[Figure scripts]
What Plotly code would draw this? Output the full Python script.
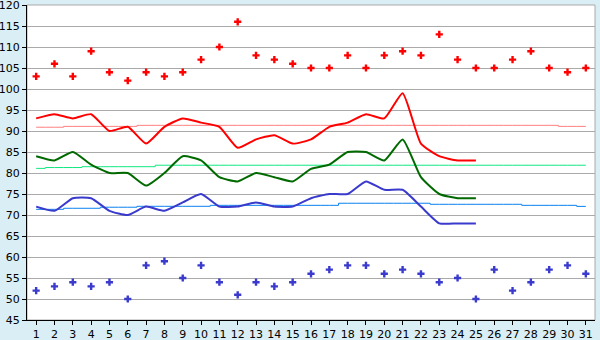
import plotly.graph_objects as go

days = list(range(1, 32))

max_points = [103, 106, 103, 109, 104, 102, 104, 103, 104, 107, 110, 116, 108, 107, 106,
              105, 105, 108, 105, 108, 109, 108, 113, 107, 105, 105, 107, 109, 105, 104, 105]
min_points = [52, 53, 54, 53, 54, 50, 58, 59, 55, 58, 54, 51, 54, 53, 54,
              56, 57, 58, 58, 56, 57, 56, 54, 55, 50, 57, 52, 54, 57, 58, 56]

line_days = list(range(1, 26))
red_line = [93, 94, 93, 94, 90, 91, 87, 91, 93, 92, 91, 86, 88, 89, 87,
            88, 91, 92, 94, 93, 99, 87, 84, 83, 83]
green_line = [84, 83, 85, 82, 80, 80, 77, 80, 84, 83, 79, 78, 80, 79, 78,
              81, 82, 85, 85, 83, 88, 79, 75, 74, 74]
blue_line = [72, 71, 74, 74, 71, 70, 72, 71, 73, 75, 72, 72, 73, 72, 72,
             74, 75, 75, 78, 76, 76, 72, 68, 68, 68]

red_mean = [90.9, 90.9, 91.1, 91.1, 91.1, 91.1] + [91.35] * 23 + [91.1, 91.1]
green_mean = [81.1, 81.3, 81.3, 81.5, 81.5, 81.5, 81.5] + [81.85] * 24
blue_mean = [71.35, 71.35, 71.6, 71.6, 71.85, 71.85, 72.07, 72.07, 72.07, 72.07] + \
            [72.3] * 7 + [72.8] * 5 + [72.55] * 5 + [72.3] * 3 + [72.05]

y_ticks = list(range(45, 121, 5))

fig = go.Figure()

fig.add_trace(go.Scatter(x=days, y=red_mean, mode="lines", line=dict(color="#ff7f7f", width=1, shape="hvh"), hoverinfo="skip"))
fig.add_trace(go.Scatter(x=days, y=green_mean, mode="lines", line=dict(color="#10e880", width=1, shape="hvh"), hoverinfo="skip"))
fig.add_trace(go.Scatter(x=days, y=blue_mean, mode="lines", line=dict(color="#0a80f0", width=1, shape="hvh"), hoverinfo="skip"))

fig.add_trace(go.Scatter(x=line_days, y=red_line, mode="lines", line=dict(color="#ff0000", width=2, shape="spline", smoothing=0.5)))
fig.add_trace(go.Scatter(x=line_days, y=green_line, mode="lines", line=dict(color="#006a00", width=2, shape="spline", smoothing=0.5)))
fig.add_trace(go.Scatter(x=line_days, y=blue_line, mode="lines", line=dict(color="#3a3acc", width=2, shape="spline", smoothing=0.5)))

fig.add_trace(go.Scatter(x=days, y=max_points, mode="markers", marker=dict(symbol="cross", size=6, color="#ff0000", line=dict(width=0))))
fig.add_trace(go.Scatter(x=days, y=min_points, mode="markers", marker=dict(symbol="cross", size=6, color="#3a3acc", line=dict(width=0))))

fig.update_layout(
    width=600, height=340,
    margin=dict(l=27, r=5, t=5, b=20),
    paper_bgcolor="#d9eef5",
    plot_bgcolor="#ffffff",
    showlegend=False,
    font=dict(family="DejaVu Sans", size=11, color="#000000"),
    xaxis=dict(
        range=[0.5, 31.5], tickmode="array", tickvals=days, ticktext=[str(d) for d in days],
        showgrid=False, zeroline=False, showline=True, linecolor="#000000", linewidth=1,
        ticks="outside", ticklen=4, tickcolor="#000000", tickfont=dict(size=11),
        ticklabeloverflow="allow", automargin=False,
    ),
    yaxis=dict(
        range=[45, 120], tickmode="array", tickvals=y_ticks, ticktext=[str(v) for v in y_ticks],
        showgrid=True, gridcolor="#aaaaaa", gridwidth=1, zeroline=False,
        showline=True, linecolor="#000000", linewidth=1,
        ticks="outside", ticklen=4, tickcolor="#000000", tickfont=dict(size=11),
        ticklabeloverflow="allow", automargin=False,
    ),
    shapes=[dict(type="rect", xref="paper", yref="paper", x0=0, x1=1, y0=0, y1=1,
                 line=dict(color="#aaaaaa", width=1), layer="below")],
)

fig.write_html("out.html")
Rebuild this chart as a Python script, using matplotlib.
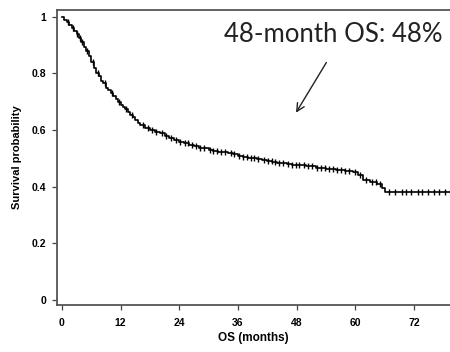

> What needs to be done
Output the records above as they stand, from the first line to the line with "days = list(range(1, 32))", inclusive, and exclude the pictures.

> Response
What Plotly code would draw this? Output the full Python script.
import plotly.graph_objects as go

days = list(range(1, 32))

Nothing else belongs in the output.